++++ GIVEN DATA ++++
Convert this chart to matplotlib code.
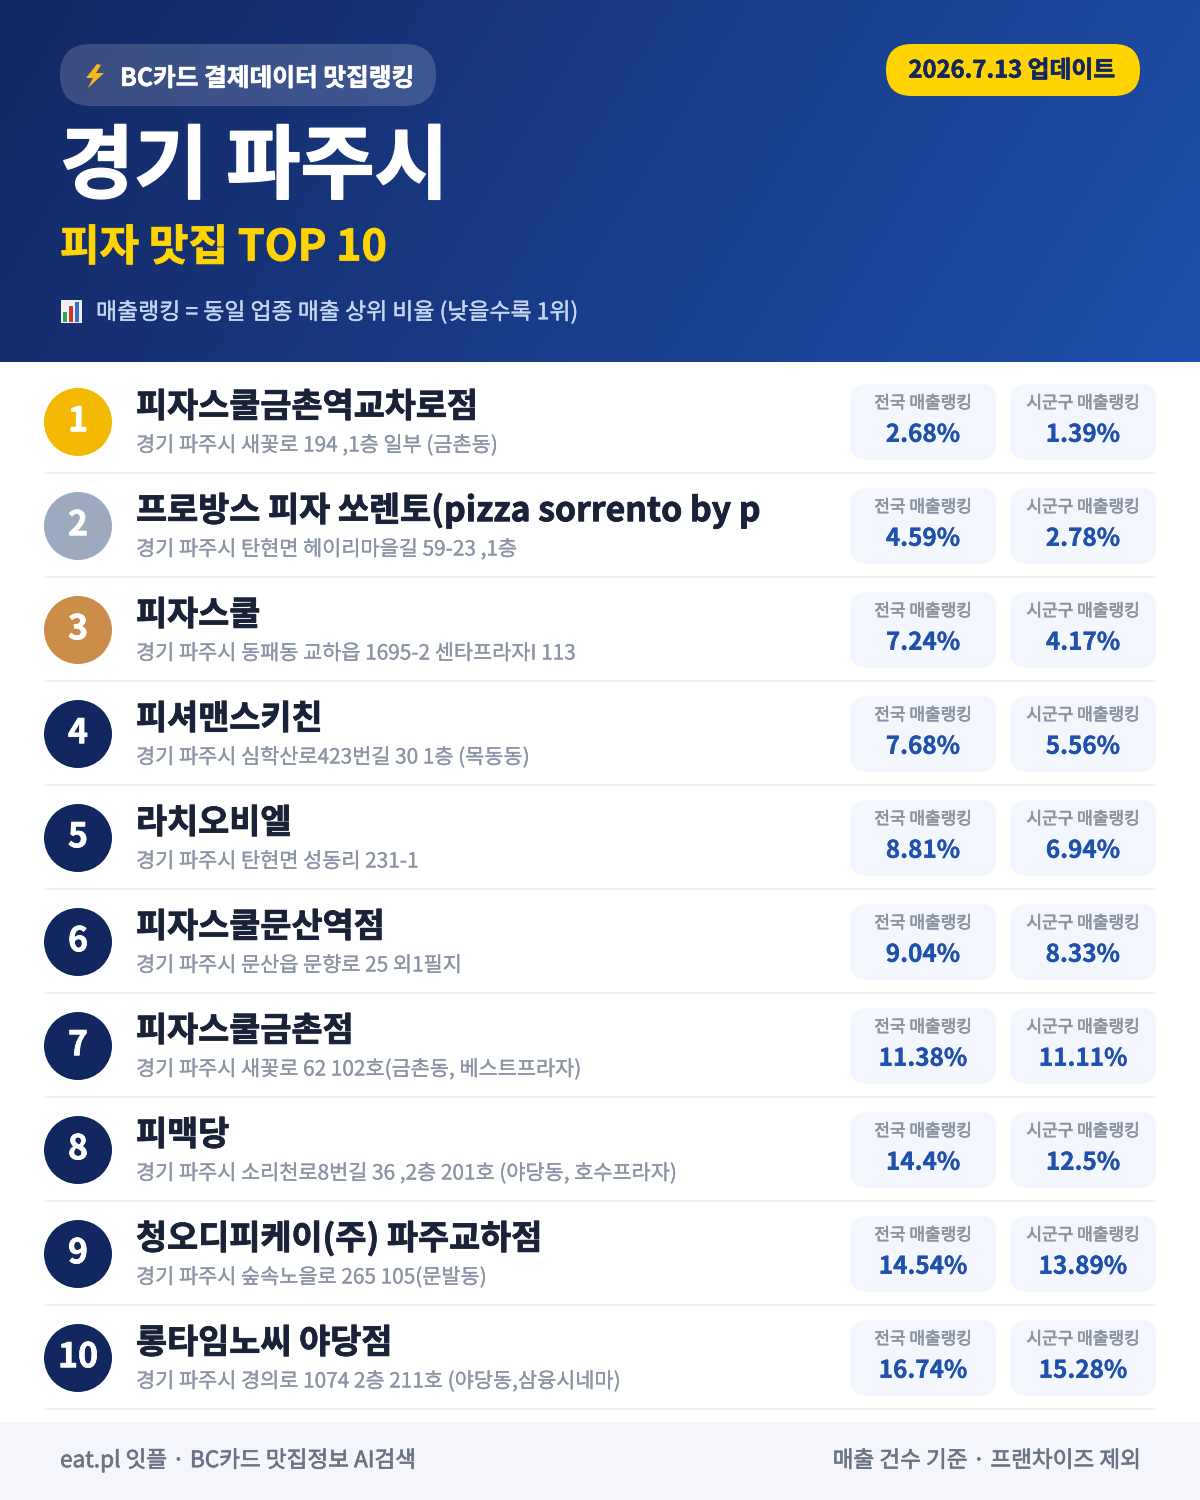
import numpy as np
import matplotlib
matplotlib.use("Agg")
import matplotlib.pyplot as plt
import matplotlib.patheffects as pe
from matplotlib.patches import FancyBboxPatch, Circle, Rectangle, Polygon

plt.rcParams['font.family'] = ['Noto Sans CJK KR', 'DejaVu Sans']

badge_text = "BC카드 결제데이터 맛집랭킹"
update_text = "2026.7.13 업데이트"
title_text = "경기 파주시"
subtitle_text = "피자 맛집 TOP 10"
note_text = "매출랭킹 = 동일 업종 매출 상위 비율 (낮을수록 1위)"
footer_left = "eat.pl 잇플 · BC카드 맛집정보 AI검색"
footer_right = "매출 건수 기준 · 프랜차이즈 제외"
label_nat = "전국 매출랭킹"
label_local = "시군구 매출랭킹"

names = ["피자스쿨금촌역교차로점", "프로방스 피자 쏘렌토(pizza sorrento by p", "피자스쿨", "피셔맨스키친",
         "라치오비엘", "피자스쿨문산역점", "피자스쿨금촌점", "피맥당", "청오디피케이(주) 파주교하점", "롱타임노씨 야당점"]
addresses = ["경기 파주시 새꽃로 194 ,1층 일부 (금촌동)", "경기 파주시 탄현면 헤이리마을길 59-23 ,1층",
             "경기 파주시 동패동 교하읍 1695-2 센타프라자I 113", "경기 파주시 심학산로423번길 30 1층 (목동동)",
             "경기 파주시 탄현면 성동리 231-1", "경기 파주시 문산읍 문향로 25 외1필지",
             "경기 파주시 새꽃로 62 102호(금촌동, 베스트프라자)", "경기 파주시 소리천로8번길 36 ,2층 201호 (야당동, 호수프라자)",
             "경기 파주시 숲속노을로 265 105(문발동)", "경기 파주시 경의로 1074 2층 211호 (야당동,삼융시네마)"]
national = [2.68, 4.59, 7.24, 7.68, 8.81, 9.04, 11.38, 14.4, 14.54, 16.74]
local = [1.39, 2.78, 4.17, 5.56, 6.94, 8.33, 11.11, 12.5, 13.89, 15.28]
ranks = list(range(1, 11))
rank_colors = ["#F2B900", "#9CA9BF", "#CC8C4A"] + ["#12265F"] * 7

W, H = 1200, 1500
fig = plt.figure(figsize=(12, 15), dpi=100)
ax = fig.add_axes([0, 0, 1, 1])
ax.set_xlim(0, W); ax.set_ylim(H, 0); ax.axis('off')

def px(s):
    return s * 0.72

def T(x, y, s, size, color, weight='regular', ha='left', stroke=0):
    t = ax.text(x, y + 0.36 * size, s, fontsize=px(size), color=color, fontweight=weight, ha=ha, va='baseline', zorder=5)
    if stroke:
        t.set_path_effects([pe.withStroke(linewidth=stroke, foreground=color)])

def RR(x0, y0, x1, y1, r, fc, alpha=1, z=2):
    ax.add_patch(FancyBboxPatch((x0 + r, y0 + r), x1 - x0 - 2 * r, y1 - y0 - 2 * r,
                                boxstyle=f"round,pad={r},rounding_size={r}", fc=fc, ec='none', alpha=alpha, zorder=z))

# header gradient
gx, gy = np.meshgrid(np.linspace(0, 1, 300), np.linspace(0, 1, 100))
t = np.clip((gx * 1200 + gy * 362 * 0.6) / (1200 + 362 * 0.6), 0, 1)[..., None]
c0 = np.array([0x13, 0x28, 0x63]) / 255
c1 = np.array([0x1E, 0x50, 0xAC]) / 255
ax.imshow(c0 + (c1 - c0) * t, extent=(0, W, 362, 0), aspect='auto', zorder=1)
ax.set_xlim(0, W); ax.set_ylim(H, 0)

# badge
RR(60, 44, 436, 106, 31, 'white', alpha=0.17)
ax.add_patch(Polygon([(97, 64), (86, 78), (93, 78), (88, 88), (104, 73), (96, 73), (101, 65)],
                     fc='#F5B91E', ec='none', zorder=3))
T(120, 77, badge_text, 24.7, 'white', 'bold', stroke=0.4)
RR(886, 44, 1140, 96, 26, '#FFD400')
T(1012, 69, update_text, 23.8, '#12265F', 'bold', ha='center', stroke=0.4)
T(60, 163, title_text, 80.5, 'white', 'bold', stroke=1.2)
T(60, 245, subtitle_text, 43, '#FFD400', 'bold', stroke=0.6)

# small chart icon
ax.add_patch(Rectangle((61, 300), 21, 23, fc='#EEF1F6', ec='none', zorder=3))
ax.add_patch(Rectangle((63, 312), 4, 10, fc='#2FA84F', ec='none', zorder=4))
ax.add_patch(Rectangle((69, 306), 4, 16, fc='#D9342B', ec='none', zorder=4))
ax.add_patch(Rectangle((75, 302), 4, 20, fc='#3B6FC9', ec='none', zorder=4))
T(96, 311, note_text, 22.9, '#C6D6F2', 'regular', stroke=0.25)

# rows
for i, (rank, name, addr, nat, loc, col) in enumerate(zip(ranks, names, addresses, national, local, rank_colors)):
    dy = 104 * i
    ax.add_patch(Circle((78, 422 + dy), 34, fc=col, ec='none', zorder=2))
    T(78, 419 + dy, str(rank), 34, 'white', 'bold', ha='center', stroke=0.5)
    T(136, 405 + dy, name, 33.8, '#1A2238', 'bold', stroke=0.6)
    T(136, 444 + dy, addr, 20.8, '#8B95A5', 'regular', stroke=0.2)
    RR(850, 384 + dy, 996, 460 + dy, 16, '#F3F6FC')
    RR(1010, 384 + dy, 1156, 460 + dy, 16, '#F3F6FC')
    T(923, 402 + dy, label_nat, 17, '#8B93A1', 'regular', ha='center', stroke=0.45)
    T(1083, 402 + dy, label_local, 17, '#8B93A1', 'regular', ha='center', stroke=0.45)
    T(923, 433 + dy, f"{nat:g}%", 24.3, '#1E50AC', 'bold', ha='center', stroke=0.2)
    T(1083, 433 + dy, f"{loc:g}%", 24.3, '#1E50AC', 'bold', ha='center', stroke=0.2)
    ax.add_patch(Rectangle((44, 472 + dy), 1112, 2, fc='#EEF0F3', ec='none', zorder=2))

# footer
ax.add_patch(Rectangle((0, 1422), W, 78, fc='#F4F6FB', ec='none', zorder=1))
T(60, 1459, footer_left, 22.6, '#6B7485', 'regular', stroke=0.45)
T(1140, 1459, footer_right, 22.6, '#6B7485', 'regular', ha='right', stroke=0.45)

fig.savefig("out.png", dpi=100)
++++
++++ GIVEN DATA ++++
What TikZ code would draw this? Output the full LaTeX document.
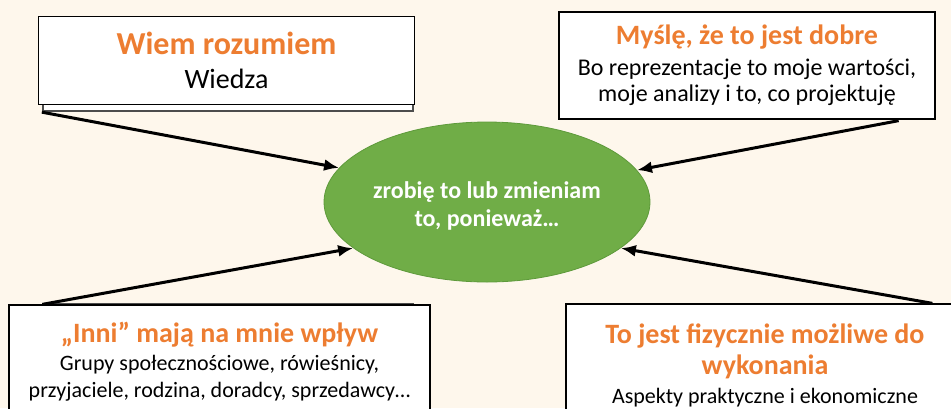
++++
### WHAT TO PRODUCE
Extract, without any images, the part of the material above that opens with the line containing "Convert this chart to matplotlib code." and closes with the line containing "plt.rcParams['font.family'] = ['Noto", both lines included.

### SOLUTION TO THE EXERCISE
Convert this chart to matplotlib code.
import numpy as np
import matplotlib
matplotlib.use("Agg")
import matplotlib.pyplot as plt
import matplotlib.patheffects as pe
from matplotlib.patches import FancyBboxPatch, Circle, Rectangle, Polygon

plt.rcParams['font.family'] = ['Noto Sans CJK KR', 'DejaVu Sans']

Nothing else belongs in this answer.